Richard Smith, director of UnitedHealth Group's chronic disease initiative, recently blogged that only 11% of the 3,000 health interventions out there have good evidence to support them, with four-fifths of new drugs copies of old ones. A few weeks ago, I discontinued an anti-hypertensive medication on a patient, after reading a review by the Cochrane collaboration (an internationally recognised benchmark for providing the highest quality information on healthcare). Forget pills when it comes to mild hypertension was the review's conclusion. Instead, exercise, don't smoke and eat a Mediterranean diet. Just because you've heard this before doesn't mean it's still not the best way.
Sadly, this has not translated through to clinical practice. The government's latest proposal for GPs is to call for an even lower threshold than the existing one for treating high blood pressure. A leading GP who doesn't want to be named said that not only would this harm patients by increasing the risk of side effects, but that GPs would be financially penalised if they didn't introduce medications. "The only beneficiaries will be the drug companies," he said. "We should be taking a step back from polypharmacy. "
If the health secretary, Jeremy Hunt, is serious about saving 30,000 early deaths from cancer, heart, stroke, respiratory and liver disease by 2020, he should implement cost-effective public health interventions. Curb the availability of junk food at schools and hospitals and severely restrict the advertising of products high in trans fats, sugar and salt to children.
Australia, which topped the health league, was the first country to impose plain packaging for cigarettes through legislation, a lead that the coalition has announced it will follow, with an announcement on legislation expected in May. Elsewhere, however, the government plans to increase private healthcare within the NHS. Private health companies profit through over-diagnosis, medicalising normal conditions and over-treatment. In the US, the most prescribed drugs are psychotropics. Mass advertising of anti-depressants to people with normal or healthy levels of stress has boosted demand.
Here in the UK, I am increasingly aware of health checks and total body scans being targeted at the ostensibly healthy by private providers. There is no evidence that this improves health outcomes, but it does increase the emotional and financial toll on an individual.

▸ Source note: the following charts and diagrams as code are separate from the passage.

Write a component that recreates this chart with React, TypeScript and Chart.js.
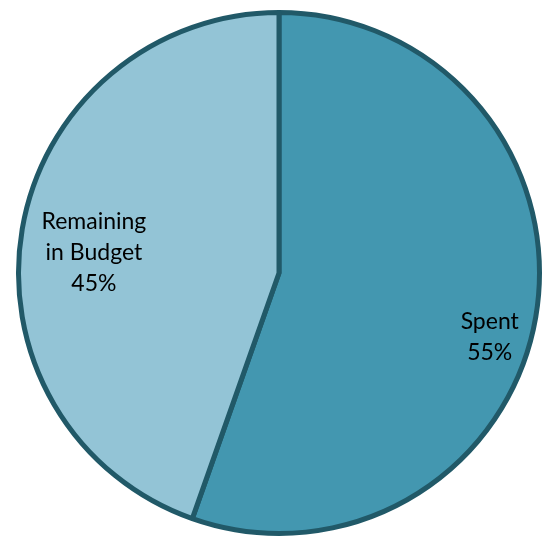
import React, { useEffect, useRef } from "react";
import { Chart, registerables } from "chart.js";

Chart.register(...registerables);

const categories = ["Spent", "Remaining in Budget"];
const values = [55.4, 44.6];
const labelNames = [["Spent"], ["Remaining", "in Budget"]];
const fills = ["#4397b0", "#93c4d6"];

// label anchor: angle clockwise from top (deg) and fraction of radius
const labelAngles = [106.8, 276.4];
const labelRadii = [0.845, 0.715];

export default function App() {
  const ref = useRef<HTMLCanvasElement | null>(null);
  useEffect(() => {
    if (!ref.current) return;
    const labelPlugin = {
      id: "pieLabels",
      afterDatasetsDraw(chart: any) {
        const ctx = chart.ctx;
        const meta = chart.getDatasetMeta(0);
        const data = chart.data.datasets[0].data as number[];
        const total = data.reduce((s, v) => s + v, 0);
        ctx.save();
        ctx.fillStyle = "#000000";
        ctx.font = "23px Lato";
        ctx.textAlign = "center";
        ctx.textBaseline = "middle";
        const lh = 31;
        meta.data.forEach((arc: any, i: number) => {
          const a = (labelAngles[i] * Math.PI) / 180;
          const r = arc.outerRadius * labelRadii[i];
          const cx = arc.x + r * Math.sin(a);
          const cy = arc.y - r * Math.cos(a);
          const lines = [...labelNames[i], Math.round((data[i] / total) * 100) + "%"];
          const start = cy - ((lines.length - 1) * lh) / 2;
          lines.forEach((t, j) => ctx.fillText(t, cx, start + j * lh));
        });
        ctx.restore();
      },
    };
    const chart = new Chart(ref.current, {
      type: "pie",
      data: {
        labels: categories,
        datasets: [
          {
            data: values,
            backgroundColor: fills,
            borderColor: "#215968",
            borderWidth: 5,
          },
        ],
      },
      options: {
        responsive: false,
        animation: false,
        layout: { padding: { left: 16, right: 0, top: 10, bottom: 6 } },
        plugins: { legend: { display: false }, tooltip: { enabled: false } },
      },
      plugins: [labelPlugin],
    });
    return () => chart.destroy();
  }, []);
  return (
    <div style={{ position: "fixed", left: 0, top: 0, width: 542, height: 542, background: "#ffffff" }}>
      <canvas ref={ref} width={542} height={542} style={{ width: 542, height: 542 }} />
    </div>
  );
}
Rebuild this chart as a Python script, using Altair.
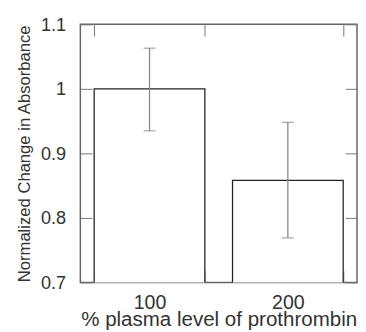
import altair as alt
import pandas as pd

levels = ["100", "200"]
means = [1.0, 0.858]
err_low = [0.935, 0.769]
err_high = [1.063, 0.948]
y_ticks = [0.7, 0.8, 0.9, 1.0, 1.1]

df = pd.DataFrame({"level": levels, "mean": means, "lo": err_low, "hi": err_high})

W, H = 283, 264
FONT = "Liberation Sans"
xscale = alt.Scale(paddingInner=0.2, paddingOuter=0.1)
yscale = alt.Scale(domain=[0.7, 1.1], nice=False, zero=False)

base = alt.Chart(df)

bars = base.mark_bar(fill="white", stroke="#222", strokeWidth=1.3, clip=True).encode(
    x=alt.X("level:N", scale=xscale, sort=levels,
            axis=alt.Axis(orient="bottom", offset=-12, tickSize=12, tickBand="extent",
                          domain=False, labelAngle=0, labelPadding=11, labelFontSize=20,
                          labelFont=FONT, labelColor="#333", tickColor="#777",
                          title="% plasma level of prothrombin", titleFontSize=21,
                          titleFont=FONT, titleColor="#333", titleFontWeight="normal",
                          titlePadding=-4)),
    y=alt.Y("mean:Q", scale=yscale,
            axis=alt.Axis(orient="left", offset=-12, tickSize=12, domain=False,
                          values=y_ticks, format="~g", labelPadding=15, labelFontSize=18.5,
                          labelFont=FONT, labelColor="#333", tickColor="#777",
                          title="Normalized Change in Absorbance", titleFontSize=17,
                          titleFont=FONT, titleColor="#333", titleFontWeight="normal",
                          titlePadding=7)),
)

err = base.mark_rule(color="#888", strokeWidth=1.3).encode(
    x=alt.X("level:N", scale=xscale, sort=levels,
            axis=alt.Axis(orient="top", offset=-12, tickSize=12, tickBand="extent",
                          domain=False, labels=False, tickColor="#777", title=None)),
    y=alt.Y("lo:Q", scale=yscale,
            axis=alt.Axis(orient="right", offset=-12, tickSize=12, domain=False,
                          values=y_ticks, labels=False, tickColor="#777", title=None)),
    y2="hi:Q",
)

cap_lo = base.mark_tick(color="#888", size=12, thickness=1.3, orient="horizontal").encode(
    x=alt.X("level:N", scale=xscale, sort=levels, axis=None),
    y=alt.Y("lo:Q", scale=yscale, axis=None),
)
cap_hi = base.mark_tick(color="#888", size=12, thickness=1.3, orient="horizontal").encode(
    x=alt.X("level:N", scale=xscale, sort=levels, axis=None),
    y=alt.Y("hi:Q", scale=yscale, axis=None),
)

chart = alt.layer(bars, err, cap_lo, cap_hi).resolve_axis(
    x="independent", y="independent"
).properties(
    width=W, height=H,
    autosize=alt.AutoSizeParams(type="none"),
    padding={"left": 74, "top": 13, "right": 1, "bottom": 47},
).configure_view(stroke="#666", strokeWidth=1.5).configure_axis(grid=False)

chart.save("out.html", embed_options={"renderer": "svg", "actions": False})
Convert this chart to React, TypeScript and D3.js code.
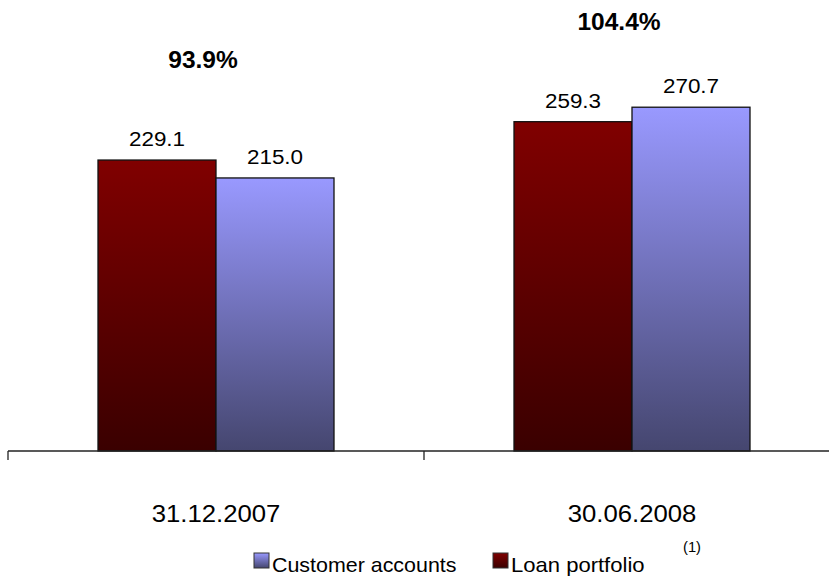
import React from "react";
import * as d3 from "d3";

const categories = ["31.12.2007", "30.06.2008"];
const seriesNames = ["Loan portfolio", "Customer accounts"];
const loanPortfolio = [229.1, 259.3];
const customerAccounts = [215.0, 270.7];
const ratioLabels = ["93.9%", "104.4%"];

const W = 829;
const H = 578;

export default function App() {
  const x = d3.scaleBand<string>().domain(categories).range([8, 840]).padding(0);
  const inner = d3.scaleBand<string>().domain(seriesNames).range([-118, 118]).padding(0);
  const y = d3.scaleLinear().domain([0, 300]).range([451, 70]);
  const values: Record<string, number[]> = {
    "Loan portfolio": loanPortfolio,
    "Customer accounts": customerAccounts,
  };
  const fills: Record<string, string> = {
    "Loan portfolio": "url(#gLoan)",
    "Customer accounts": "url(#gCust)",
  };
  const font = "Arial, 'Liberation Sans', sans-serif";
  const txt = (tx: number, ty: number, s: string, size: number, sx: number, opts: any = {}) => (
    <text
      transform={`translate(${tx},${ty}) scale(${sx},1)`}
      fontSize={size}
      fontFamily={font}
      textAnchor={opts.anchor || "middle"}
      fontWeight={opts.bold ? "bold" : "normal"}
      fill="#000"
    >
      {s}
    </text>
  );
  return (
    <svg width={W} height={H} style={{ position: "absolute", left: 0, top: 0 }}>
      <defs>
        <linearGradient id="gLoan" x1="0" y1="0" x2="0" y2="1">
          <stop offset="0" stopColor="#800000" />
          <stop offset="1" stopColor="#3a0000" />
        </linearGradient>
        <linearGradient id="gCust" x1="0" y1="0" x2="0" y2="1">
          <stop offset="0" stopColor="#9999ff" />
          <stop offset="1" stopColor="#45466f" />
        </linearGradient>
      </defs>
      <rect width={W} height={H} fill="#fff" />
      {categories.map((c, i) => {
        const cx = (x(c) as number) + x.bandwidth() / 2;
        return (
          <g key={c}>
            {seriesNames.map((s) => {
              const v = values[s][i];
              const bx = cx + (inner(s) as number);
              return (
                <g key={s}>
                  <rect
                    x={bx}
                    y={y(v)}
                    width={inner.bandwidth()}
                    height={y(0) - y(v)}
                    fill={fills[s]}
                    stroke="#111"
                    strokeWidth={1.3}
                  />
                  {txt(bx + inner.bandwidth() / 2, y(v) - 14, v.toFixed(1), 19.5, 1.15)}
                </g>
              );
            })}
            {txt(cx - 13, y(loanPortfolio[i]) - 92, ratioLabels[i], 24.5, 1.0, { bold: true })}
            {txt(cx, 522, c, 24.5, 1.05)}
          </g>
        );
      })}
      <line x1={8} x2={W} y1={y(0)} y2={y(0)} stroke="#222" strokeWidth={1.3} />
      {categories.map((c) => (
        <line key={c} x1={x(c) as number} x2={x(c) as number} y1={y(0)} y2={y(0) + 9} stroke="#222" strokeWidth={1.3} />
      ))}
      <rect x={254} y={553} width={15} height={15} fill="url(#gCust)" stroke="#333" strokeWidth={1} />
      {txt(272, 572, "Customer accounts", 21, 1.02, { anchor: "start" })}
      <rect x={493} y={553} width={15} height={15} fill="url(#gLoan)" stroke="#333" strokeWidth={1} />
      {txt(511, 572, "Loan portfolio", 21, 1.05, { anchor: "start" })}
      {txt(683, 552, "(1)", 14, 1.05, { anchor: "start" })}
    </svg>
  );
}
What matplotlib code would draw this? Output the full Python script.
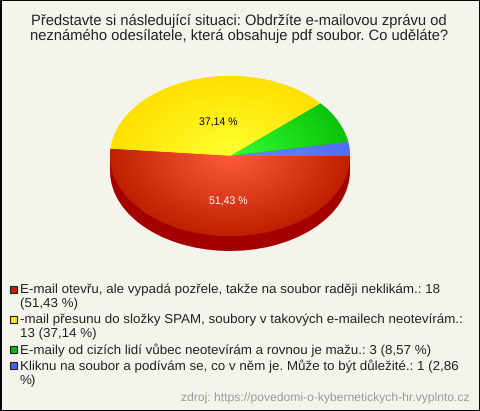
import matplotlib.pyplot as plt
import numpy as np
from matplotlib.patches import Rectangle

plt.rcParams["font.family"] = ["Liberation Sans", "DejaVu Sans"]
plt.rcParams["text.hinting"] = "no_hinting"

W, H = 480, 411
title = "Představte si následující situaci: Obdržíte e-mailovou zprávu od\nneznámého odesílatele, která obsahuje pdf soubor. Co uděláte?"
source = "zdroj: https://povedomi-o-kybernetickych-hr.vyplnto.cz"

# clockwise from the right edge in the legend order
legend_labels = [
    "E-mail otevřu, ale vypadá pozřele, takže na soubor raději neklikám.: 18\n(51,43 %)",
    "-mail přesunu do složky SPAM, soubory v takových e-mailech neotevírám.:\n13 (37,14 %)",
    "E-maily od cizích lidí vůbec neotevírám a rovnou je mažu.: 3 (8,57 %)",
    "Kliknu na soubor a podívám se, co v něm je. Může to být důležité.: 1 (2,86\n%)",
]
counts = [18, 13, 3, 1]
pct_labels = ["51,43 %", "37,14 %", "", ""]
pct_colors = ["white", "black", "black", "black"]
legend_colors = ["#C42000", "#FFE81A", "#0CB80C", "#4466EE"]
center_colors = ["#FF5A3C", "#FFFF30", "#33FF33", "#6688FF"]
edge_colors = ["#BE2000", "#FFE000", "#0AC40A", "#5070F5"]
side_color = "#A50000"

fig = plt.figure(figsize=(W / 100, H / 100), dpi=100, facecolor="#F5F4EC")
bg = fig.add_axes([0, 0, 1, 1])
bg.set_xlim(0, W)
bg.set_ylim(H, 0)
bg.axis("off")
bg.add_patch(Rectangle((0.5, 0.5), W - 1, H - 1, fc="none", ec="black", lw=1.4))

# pie box in pixels: centre 230,156, radii 120 x 80
cx, cy, rx, ry, depth = 230, 156, 120, 80, 15
ax = fig.add_axes([(cx - rx) / W, 1 - (cy + ry + depth) / H, 2 * rx / W, (2 * ry + depth) / H])
ax.patch.set_alpha(0)

# pie is drawn anticlockwise from 0, so the legend order is reversed
rev_counts = counts[::-1]
ax.pie(rev_counts, colors=[side_color] * 4, startangle=0, center=(0, -depth / ry), radius=1,
       wedgeprops={"lw": 0})
ax.add_patch(Rectangle((-1, -depth / ry), 2, depth / ry, fc=side_color, lw=0))
wedges, _ = ax.pie(rev_counts, colors=edge_colors[::-1], startangle=0, center=(0, 0), radius=1,
                   wedgeprops={"lw": 0})

xx, yy = np.meshgrid(np.linspace(-1, 1, 300), np.linspace(-1, 1, 200))
shade = np.clip(np.hypot(xx, yy), 0, 1)[..., None]
for w, c0, c1 in zip(wedges, center_colors[::-1], edge_colors[::-1]):
    c0 = np.array(plt.matplotlib.colors.to_rgb(c0))
    c1 = np.array(plt.matplotlib.colors.to_rgb(c1))
    im = ax.imshow(c0 * (1 - shade) + c1 * shade, extent=(-1, 1, -1, 1), origin="lower",
                   aspect="auto", interpolation="bilinear", zorder=2)
    im.set_clip_path(w)

ax.set_aspect("auto")
ax.set_xlim(-1, 1)
ax.set_ylim(-1 - depth / ry, 1)
ax.axis("off")

bg.set_zorder(0)
ax.set_zorder(1)
top = fig.add_axes([0, 0, 1, 1], zorder=2)
top.set_xlim(0, W)
top.set_ylim(H, 0)
top.axis("off")

top.text(239, 28, title, ha="center", va="center", fontsize=10.65, color="#222222", linespacing=1.08)

pct_pos = [(228, 202), (218, 122.5)]
for (x, y), s, c in zip(pct_pos, pct_labels, pct_colors):
    top.text(x, y, s, ha="center", va="center", fontsize=7.6, color=c)

legend_y = [289, 319, 349, 365]
for y, s, c in zip(legend_y, legend_labels, legend_colors):
    top.add_patch(Rectangle((10, y - 3.5), 6.5, 7, fc=c, ec="#222222", lw=0.8))
    top.text(20, y - 5, s, ha="left", va="top", fontsize=9.6, color="#222222", linespacing=1.13)

top.text(470, 398.5, source, ha="right", va="center", fontsize=8.75, color="#999999")

fig.savefig("out.png", dpi=100, facecolor=fig.get_facecolor())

It's time, instead, to take a step back and pay more attention to the environment and our own behaviour.
We can all learn from John, a taxi driver in his late 40s, who suffered from breathing problems and chest pains. He was overweight and his blood tests revealed borderline diabetes, a condition that brings with it the potentially devastating complications of heart disease, stroke, kidney failure and even amputation. Fortunately for him, his coronary arteries were not at a stage of severe narrowing.
Although he wished he could turn back the clock, I emphasised that some simple measures could turn his life around. There was no need for a lifetime's cocktail of medications. I advised him not to buy any food product advertised as "low fat", "heart healthy" or "cholesterol-lowering". They're usually heavily processed and loaded with sugar. By replacing sugary drinks with water, opting to eat a piece of fruit instead of the Mars bar and taking a daily 20-minute walk with his wife after dinner, John now feels like a "new man", he says. He's lost two stone and his blood glucose is within the normal range.
Sure, we're constantly having to grapple with environmental and commercial pressures that work against our ability to make healthy choices. But we still have the final say in what we choose to put into our bodies and in how we use them. Ultimately, it's up to us.